What exactly is the domain we have to integrate over? The IPP intensity form without covariate is simply a function of $y$, but now this must be GEV for $y \mid \boldsymbol{x}$ so we need to approximate the integral over both $\boldsymbol{x}$ and $y$.

The case I have in mind is mostly for models with covariates, although space-time extensions could also be considered.

From what I gather from section 3.4.1 of your Environmetrics paper, ppgam uses quadrature methods. I wonder how this scale when $x$ is high-dimensional, but there are only a few exceedances. This would be however be an option, which has the advantage that it would probably be more straightforward to implement. One could always check the numerical accuracy in simple examples.

My understanding is that the integral needs to be over all the covariate dimensions, which is approximated by quadrature in ppgam. You're right, though, that this typically won't scale well for high dimensions.
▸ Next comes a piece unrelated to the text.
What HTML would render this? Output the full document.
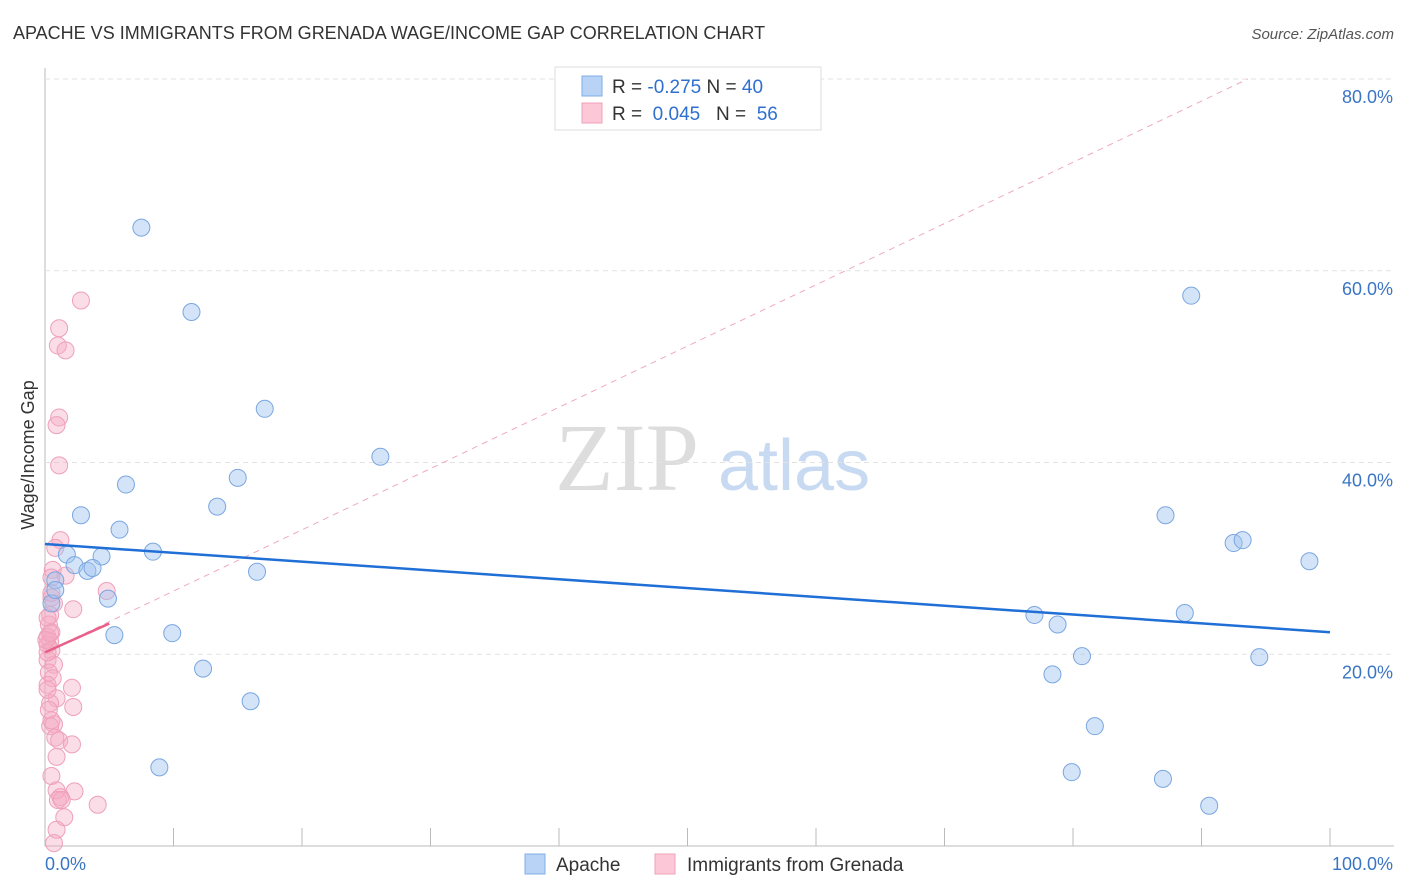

However that's partly dependent on how smooth estimates are expected to be as this determines how many quadrature integration nodes are needed to give a good approximation.

Do you have a model in mind that you'd like to fit? Perhaps if we can find a way to get that working fairly nicely, then some useful generalisations might become apparent. (I could perhaps even borrow some code from ppgam to save some time.)

Cheers,

Ben.

Categorical variables are easiest to handle: we only need their frequency and we get the same intensity function conditional on them. How about starting with a simple model with a binary categorical and a continuous covariate? We could check the accuracy by Monte Carlo simulations.